The strengths of our survey include the diversity of the study participants and the multiple centralizations. However, our study has several limitations. The data were collected by self-report, which is subject to recall bias. Another limitation is that almost all participants in this study were recruited in designated HIV/AIDS medical institutions located in cities by convenience sampling. Therefore, the results may be slightly overestimated or underestimated compared to real situations. Further studies are needed to assess the external validity of our results in various settings. In addition, we primarily focused on household structures in the current research, and future studies should explore house quality, biological environment, and psychosocial environment.
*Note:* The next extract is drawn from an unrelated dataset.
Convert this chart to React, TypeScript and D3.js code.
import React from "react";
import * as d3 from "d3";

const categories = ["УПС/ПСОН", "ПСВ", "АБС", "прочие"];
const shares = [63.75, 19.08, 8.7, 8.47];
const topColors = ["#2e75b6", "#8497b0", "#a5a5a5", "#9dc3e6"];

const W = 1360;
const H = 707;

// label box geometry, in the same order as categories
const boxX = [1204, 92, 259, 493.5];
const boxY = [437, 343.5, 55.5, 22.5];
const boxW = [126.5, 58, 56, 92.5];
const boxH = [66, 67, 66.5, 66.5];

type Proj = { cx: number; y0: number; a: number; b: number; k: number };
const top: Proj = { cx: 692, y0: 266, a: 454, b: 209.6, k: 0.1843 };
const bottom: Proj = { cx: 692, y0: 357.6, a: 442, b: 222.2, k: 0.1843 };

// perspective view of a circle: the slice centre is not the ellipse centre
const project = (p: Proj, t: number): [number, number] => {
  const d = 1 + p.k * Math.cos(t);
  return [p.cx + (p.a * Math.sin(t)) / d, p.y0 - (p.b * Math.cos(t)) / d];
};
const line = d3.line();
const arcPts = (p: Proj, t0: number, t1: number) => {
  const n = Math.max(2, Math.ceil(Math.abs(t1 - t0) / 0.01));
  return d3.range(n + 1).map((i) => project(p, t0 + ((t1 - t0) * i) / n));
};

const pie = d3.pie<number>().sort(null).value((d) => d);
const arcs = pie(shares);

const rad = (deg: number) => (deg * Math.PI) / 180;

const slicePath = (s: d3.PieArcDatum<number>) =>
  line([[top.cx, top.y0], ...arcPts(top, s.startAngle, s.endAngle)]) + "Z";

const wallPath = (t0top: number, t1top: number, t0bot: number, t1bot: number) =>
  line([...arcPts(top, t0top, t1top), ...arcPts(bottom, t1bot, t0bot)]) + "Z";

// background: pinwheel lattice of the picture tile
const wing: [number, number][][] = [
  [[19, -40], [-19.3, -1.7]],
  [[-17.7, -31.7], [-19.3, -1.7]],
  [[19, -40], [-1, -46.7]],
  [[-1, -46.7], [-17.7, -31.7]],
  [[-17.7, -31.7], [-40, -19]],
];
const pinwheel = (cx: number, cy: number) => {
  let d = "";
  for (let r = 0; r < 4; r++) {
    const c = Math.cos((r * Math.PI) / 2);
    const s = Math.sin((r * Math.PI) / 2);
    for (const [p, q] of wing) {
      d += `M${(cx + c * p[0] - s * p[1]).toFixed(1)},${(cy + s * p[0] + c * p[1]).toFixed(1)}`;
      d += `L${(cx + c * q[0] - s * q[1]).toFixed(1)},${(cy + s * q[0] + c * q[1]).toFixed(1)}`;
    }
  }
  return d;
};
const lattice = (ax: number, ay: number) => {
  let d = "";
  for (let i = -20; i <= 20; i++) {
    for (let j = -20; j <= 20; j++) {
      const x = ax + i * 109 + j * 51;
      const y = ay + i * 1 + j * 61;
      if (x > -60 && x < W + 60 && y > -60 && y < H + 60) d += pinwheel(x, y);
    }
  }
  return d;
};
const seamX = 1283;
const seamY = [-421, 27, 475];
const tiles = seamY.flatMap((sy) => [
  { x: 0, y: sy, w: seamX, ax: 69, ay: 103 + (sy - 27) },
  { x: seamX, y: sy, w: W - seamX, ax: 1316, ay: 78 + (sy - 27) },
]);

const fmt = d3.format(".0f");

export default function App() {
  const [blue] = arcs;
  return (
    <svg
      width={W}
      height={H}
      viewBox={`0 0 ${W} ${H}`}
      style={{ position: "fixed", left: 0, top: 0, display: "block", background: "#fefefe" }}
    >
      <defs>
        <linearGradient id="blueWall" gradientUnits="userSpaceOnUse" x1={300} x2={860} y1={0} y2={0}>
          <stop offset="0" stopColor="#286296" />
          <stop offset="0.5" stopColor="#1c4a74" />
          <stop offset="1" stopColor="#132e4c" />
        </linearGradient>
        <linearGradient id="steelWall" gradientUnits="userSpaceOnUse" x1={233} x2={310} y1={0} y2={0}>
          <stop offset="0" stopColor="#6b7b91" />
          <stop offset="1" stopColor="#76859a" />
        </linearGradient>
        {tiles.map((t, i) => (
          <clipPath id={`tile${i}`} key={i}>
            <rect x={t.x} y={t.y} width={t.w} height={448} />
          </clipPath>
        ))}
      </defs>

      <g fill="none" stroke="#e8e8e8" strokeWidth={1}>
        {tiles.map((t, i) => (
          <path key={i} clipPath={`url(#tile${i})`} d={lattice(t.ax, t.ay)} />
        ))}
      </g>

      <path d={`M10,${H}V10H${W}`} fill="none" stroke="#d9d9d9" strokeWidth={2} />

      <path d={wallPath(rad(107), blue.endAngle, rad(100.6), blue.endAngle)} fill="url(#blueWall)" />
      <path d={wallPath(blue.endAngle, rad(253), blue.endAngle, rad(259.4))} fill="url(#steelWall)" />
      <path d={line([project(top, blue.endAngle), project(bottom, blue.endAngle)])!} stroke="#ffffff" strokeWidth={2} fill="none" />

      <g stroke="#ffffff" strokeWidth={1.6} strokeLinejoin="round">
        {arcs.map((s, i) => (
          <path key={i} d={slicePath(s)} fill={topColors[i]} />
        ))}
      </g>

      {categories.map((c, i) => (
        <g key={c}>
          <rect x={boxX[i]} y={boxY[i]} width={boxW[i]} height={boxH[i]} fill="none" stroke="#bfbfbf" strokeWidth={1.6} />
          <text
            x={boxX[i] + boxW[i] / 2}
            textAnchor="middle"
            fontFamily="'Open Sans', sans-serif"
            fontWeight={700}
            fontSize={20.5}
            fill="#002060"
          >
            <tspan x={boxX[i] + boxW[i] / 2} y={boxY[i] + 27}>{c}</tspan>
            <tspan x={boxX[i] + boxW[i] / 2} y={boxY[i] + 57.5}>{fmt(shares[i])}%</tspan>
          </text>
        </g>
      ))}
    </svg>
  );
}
The absence of granular metrics related to housing quality, such as sanitation facilities and ventilation, may lead to an underestimation of environmental effects [15]. Additionally, unmeasured confounding factors arising from internal migration patterns could significantly influence urban-rural comparisons. Future longitudinal studies should investigate whether urbanization initiatives moderate these associations over time.

Conclusion

In summary, the results demonstrate that the type of residential population and the number of inhabitants can have a negative association with QOL among PLWH in our study in China. On the other hand, PLWH living alone or with only one person have better well-being and QOL. Additionally, our analysis reveals significant urban-rural disparities in how household environments influence the QOL among Chinese PLWH, extending prior population-level findings by identifying context-dependent risk profiles. The differential socioeconomic impacts underscore rural-urban inequities within HIV care ecosystems. Therefore, future studies should explore interpersonal space in PLWH by profound design based on the present research, which can inject new vigor and inspiration into the future social support for PLWH. This finding will encourage healthcare providers, social workers, case managers, and other relevant professionals to focus on assessing household size and other pertinent factors when providing care, mental health, and social support to PLWH, based on the disparity between rural and urban areas.